Oh, and Robin Givens played a student here before she married Mike Tyson. Also launched the likes of Dan Schneider (responsible in some way for most every recent live-action hit on Nickelodeon) and Brian Robbins, who went on to produce and direct shows with Schneider and without (as well as work with the enemy sometimes). Unlike Brian Robbins, Dan Schneider has yet to direct a big-screen movie, which may be a wise move.


Tropes used in Head of the Class include:
  • Aesop Amnesia
  • An Aesop: Done Once an Episode.
  • And Knowing Is Half the Battle
  • Be Yourself
  • Bollywood Nerd: Jawaharlal.
  • Bonnie Scotland: The replacement replacement teacher came from there, which made for an interesting Revolutionary War episode.
  • Bottle Episode: Pretty much every episode took place in that one classroom and the hallway just outside it; occasionally they also used the school theater.
  • Brilliant but Lazy: Applies to various characters, depending on how you define brilliance.
  • The Bus Came Back: Janice shows up again in the series finale to get her high school diploma; she had just graduated from Harvard.
  • Dean Bitterman: Dr. Samuels.
  • Devil's Advocate: In a school debate club meet, Alan has to extemporaneously defend a position he is personally against. He wins the debate.
  • Egg Sitting
  • Enemy Mine: Invoked Trope by Mr. Moore on one occasion. The students were fighting each other, so he became a bad teacher, giving them a greater enemy that would force them to put aside their own differences.
  • Famous-Named Foreigner: Jawaharlal Choudhury is obviously named after India's first prime minister, Jawaharlal Nehru. It is very unlikely that an Indian or an Indian-American in his teens in the mid-1980s would have a name like Jawaharlal.
  • Famous Ancestor: In one episode, Mr. Moore has the class research their family trees, and Darlene discovers that she is a direct descendant of Thomas Jefferson.
  • Final Season Casting: See Suspiciously Similar Substitute below -- but not similar enough to keep the show going beyond that point.
  • The Fool: Because the teacher himself didn't always seem to know what he was doing.
  • Frozen in Time: If these kids are so smart, why have they been in high school for five years?

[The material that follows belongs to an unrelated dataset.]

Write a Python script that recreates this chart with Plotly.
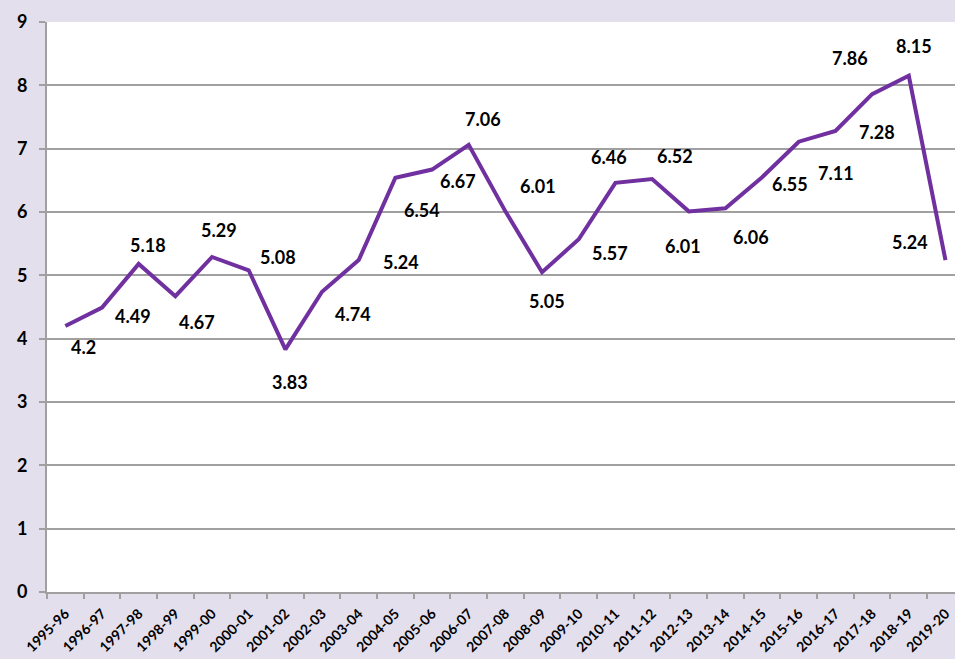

    • Word of God was that the final two seasons took place their senior year - Season 4 was 1st semester, Season 5 was 2nd semester.
  • Grew a Spine: In one episode, Jawarhalal is suddenly well known for agreeing with everyone about everything. Then the class goes to see Mr. Moore's off-off-off-Broadway post-post-Modern production of Hamlet. Everybody hates it except Jawarhalal, who defends it to everyone. They're so caught up in trying to prove him wrong that until the end of the episode they never ask him why he likes it and don't notice that he's disagreeing with them, counter to his personality.
  • High School
  • High School Sweethearts: Eventually, Eric and Simone; the final season shows them getting briefly engaged, then deciding to wait until after college.
  • Hot Vice Principal: Miss Meara.
  • Ivy League for Everyone: Justified in that it was a show centered around geniuses.
  • One Degree of Separation: Howard Hesseman <-> Dan Schneider, provides the link between everyone connected to WKRP in Cincinnati (and by extension Loni Anderson's longtime husband Burt Reynolds), and approximately 40% of all currently-working comic actors of the millenial generation.
    • Note that Schneider himself worked with Kevin Bacon (in The Big Picture), as did Hesseman (in an '80s TV remake of Mister Roberts).
  • Peking Duck Christmas: Both Mr. Moore (alone for Christmas) and Dr. Samuels (escaping his in-laws) find themselves at the same Chinese place on Thanksgiving. They bond.
  • Put on a Bus: After the third season Janice graduated, Jawaharlal's family moved back to India, and Maria transferred to the New York High School of Performing Arts; Mr. Moore quit teaching after Season 4 to pursue an acting career full time (despite a Very Special Episode earlier in the run where he decided to stop acting and dedicate his life to teaching).
  • Real Life Writes the Plot: More than once.
  • Save Our Students: Somewhat of an inversion, in that Mr. Moore's kids are academically gifted and high-achieving but socially and emotionally underdeveloped.
  • School Play: Little Shop of Horrors, Grease, and Hair (theatre).
  • Snap Back
  • Spin-Off: The eminently forgettable Billy, which ran for half a season in 1992.
  • Status Quo Is God
  • Strawman Political: Of various flavors. And it's just not a 1980s sitcom without a blatant Alex P. Keaton ripoff, er, neoconservative among the students.
  • Suspiciously Similar Substitute: After Howard Hesseman quit the show, his Charlie Moore was replaced with Billy Connolly as new teacher Billy MacGregor.
  • Teen Genius: The majority of the teenage cast, although arguably Janice (who was really a pre-teen genius) and Arvid in particular.
  • Vacation Episode: The class went to Moscow, the first American show to film there.
  • Very Special Episode
  • Viewers are Morons and executives want to assure them that it's okay.
  • Whoopi Epiphany Speech: This too was done Once an Episode.
  • Working Through the Cold: Arvid, in the episode where he has the flu and refuses to stay home from school.